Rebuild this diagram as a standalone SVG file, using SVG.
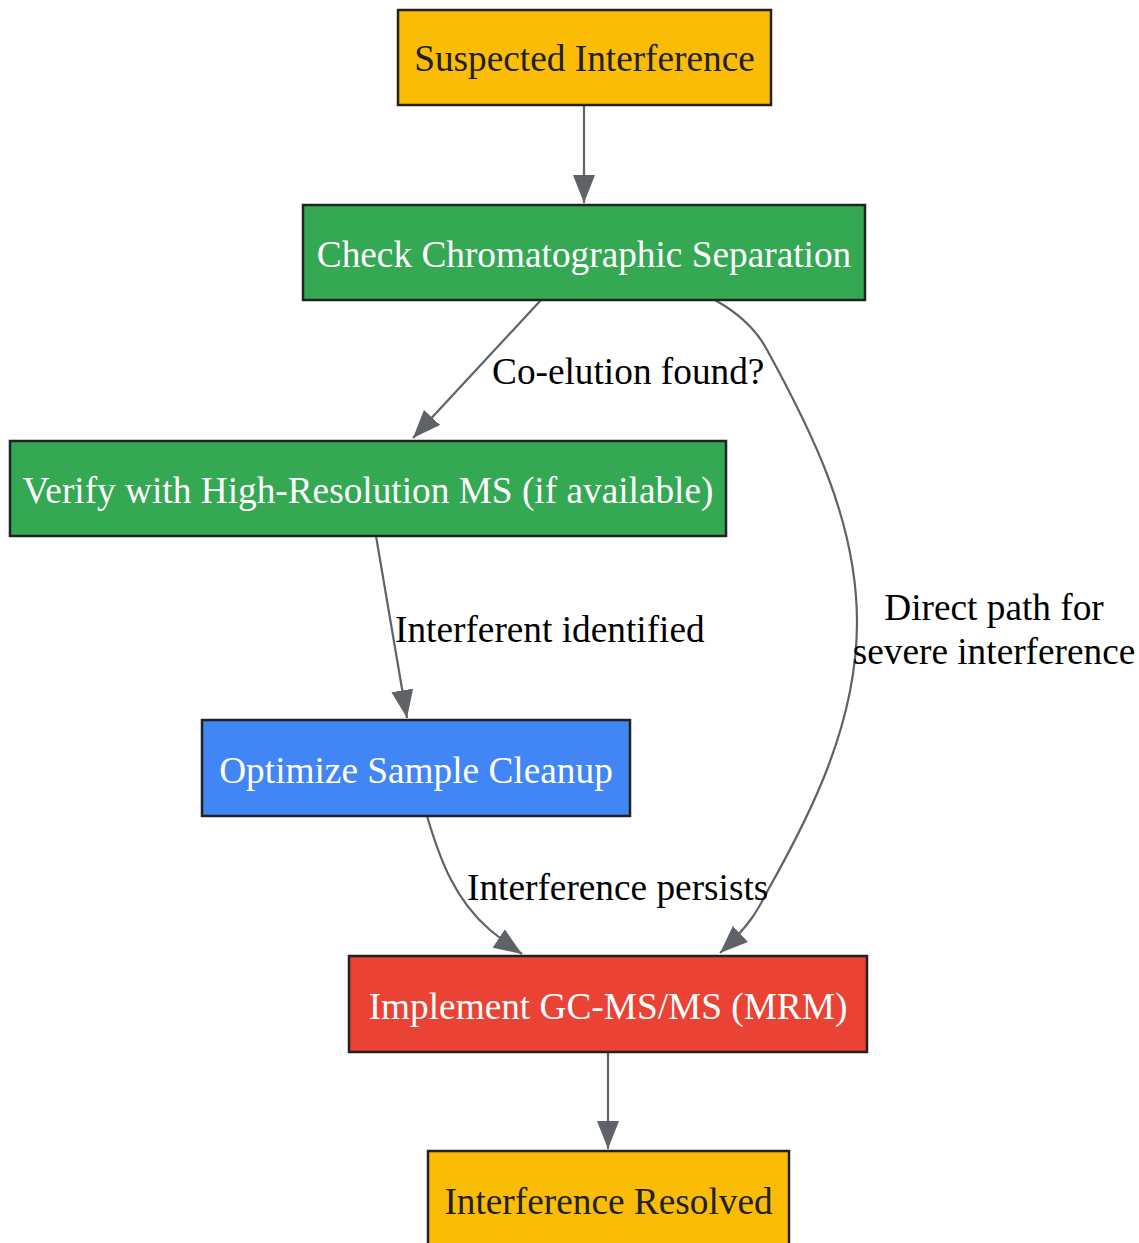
<svg xmlns="http://www.w3.org/2000/svg" width="1139" height="1243" viewBox="0 0 1139 1243">
<style>
.n{stroke:#222;stroke-width:2.5}
.t{font-family:"Liberation Serif","Times New Roman",serif;font-size:37.3px;text-anchor:middle}
.w{fill:#fff}
.d{fill:#202124}
.e{fill:none;stroke:#5F6368;stroke-width:2.2}
.l{font-family:"Liberation Serif","Times New Roman",serif;font-size:37.3px;fill:#000}
</style>
<defs>
<marker id="a" viewBox="0 0 28 22" refX="28" refY="11" markerWidth="28" markerHeight="22" markerUnits="userSpaceOnUse" orient="auto">
<path d="M0,0 L28,11 L0,22 z" fill="#5F6368"/>
</marker>
</defs>
<rect width="1139" height="1243" fill="#fff"/>
<g id="edges">
<path class="e" d="M584,105 L584,203" marker-end="url(#a)"/>
<path class="e" d="M541,300 L413,438" marker-end="url(#a)"/>
<text class="l" x="492" y="384">Co-elution found?</text>
<path class="e" d="M715,300 C738,313 755,328 766,348 C810,428 857,520 857,622 C857,722 812,812 768,890 C758,910 750,925 720,953" marker-end="url(#a)"/>
<text class="l" x="994" y="620" text-anchor="middle">Direct path for</text>
<text class="l" x="994" y="664" text-anchor="middle">severe interference</text>
<path class="e" d="M376,536 L407,718" marker-end="url(#a)"/>
<text class="l" x="395" y="642">Interferent identified</text>
<path class="e" d="M427,816 C440,860 455,900 490,930 C500,938 510,946 522,954" marker-end="url(#a)"/>
<text class="l" x="467" y="900">Interference persists</text>
<path class="e" d="M608,1052 L608,1149" marker-end="url(#a)"/>
</g>
<g id="n1"><rect class="n" x="398" y="10" width="373" height="95" fill="#FBBC05"/><text class="t d" x="584.5" y="71">Suspected Interference</text></g>
<g id="n2"><rect class="n" x="303" y="205" width="562" height="95" fill="#34A853"/><text class="t w" x="584" y="267">Check Chromatographic Separation</text></g>
<g id="n3"><rect class="n" x="10" y="441" width="716" height="95" fill="#34A853"/><text class="t w" x="368" y="503">Verify with High-Resolution MS (if available)</text></g>
<g id="n4"><rect class="n" x="202" y="720" width="428" height="96" fill="#4285F4"/><text class="t w" x="416" y="783">Optimize Sample Cleanup</text></g>
<g id="n5"><rect class="n" x="349" y="956" width="518" height="96" fill="#EA4335"/><text class="t w" x="608" y="1019">Implement GC-MS/MS (MRM)</text></g>
<g id="n6"><rect class="n" x="428" y="1151" width="361" height="96" fill="#FBBC05"/><text class="t d" x="608.5" y="1214">Interference Resolved</text></g>
</svg>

Stated task: Quote the material exactly. Pictures stay out.

Exercise response:
Rebuild this diagram as a standalone SVG file, using SVG.
<svg xmlns="http://www.w3.org/2000/svg" width="1139" height="1243" viewBox="0 0 1139 1243">
<style>
.n{stroke:#222;stroke-width:2.5}
.t{font-family:"Liberation Serif","Times New Roman",serif;font-size:37.3px;text-anchor:middle}
.w{fill:#fff}
.d{fill:#202124}
.e{fill:none;stroke:#5F6368;stroke-width:2.2}
.l{font-family:"Liberation Serif","Times New Roman",serif;font-size:37.3px;fill:#000}
</style>
<defs>
<marker id="a" viewBox="0 0 28 22" refX="28" refY="11" markerWidth="28" markerHeight="22" markerUnits="userSpaceOnUse" orient="auto">
<path d="M0,0 L28,11 L0,22 z" fill="#5F6368"/>
</marker>
</defs>
<rect width="1139" height="1243" fill="#fff"/>
<g id="edges">
<path class="e" d="M584,105 L584,203" marker-end="url(#a)"/>
<path class="e" d="M541,300 L413,438" marker-end="url(#a)"/>
<text class="l" x="492" y="384">Co-elution found?</text>
<path class="e" d="M715,300 C738,313 755,328 766,348 C810,428 857,520 857,622 C857,722 812,812 768,890 C758,910 750,925 720,953" marker-end="url(#a)"/>
<text class="l" x="994" y="620" text-anchor="middle">Direct path for</text>
<text class="l" x="994" y="664" text-anchor="middle">severe interference</text>
<path class="e" d="M376,536 L407,718" marker-end="url(#a)"/>
<text class="l" x="395" y="642">Interferent identified</text>
<path class="e" d="M427,816 C440,860 455,900 490,930 C500,938 510,946 522,954" marker-end="url(#a)"/>
<text class="l" x="467" y="900">Interference persists</text>
<path class="e" d="M608,1052 L608,1149" marker-end="url(#a)"/>
</g>
<g id="n1"><rect class="n" x="398" y="10" width="373" height="95" fill="#FBBC05"/><text class="t d" x="584.5" y="71">Suspected Interference</text></g>
<g id="n2"><rect class="n" x="303" y="205" width="562" height="95" fill="#34A853"/><text class="t w" x="584" y="267">Check Chromatographic Separation</text></g>
<g id="n3"><rect class="n" x="10" y="441" width="716" height="95" fill="#34A853"/><text class="t w" x="368" y="503">Verify with High-Resolution MS (if available)</text></g>
<g id="n4"><rect class="n" x="202" y="720" width="428" height="96" fill="#4285F4"/><text class="t w" x="416" y="783">Optimize Sample Cleanup</text></g>
<g id="n5"><rect class="n" x="349" y="956" width="518" height="96" fill="#EA4335"/><text class="t w" x="608" y="1019">Implement GC-MS/MS (MRM)</text></g>
<g id="n6"><rect class="n" x="428" y="1151" width="361" height="96" fill="#FBBC05"/><text class="t d" x="608.5" y="1214">Interference Resolved</text></g>
</svg>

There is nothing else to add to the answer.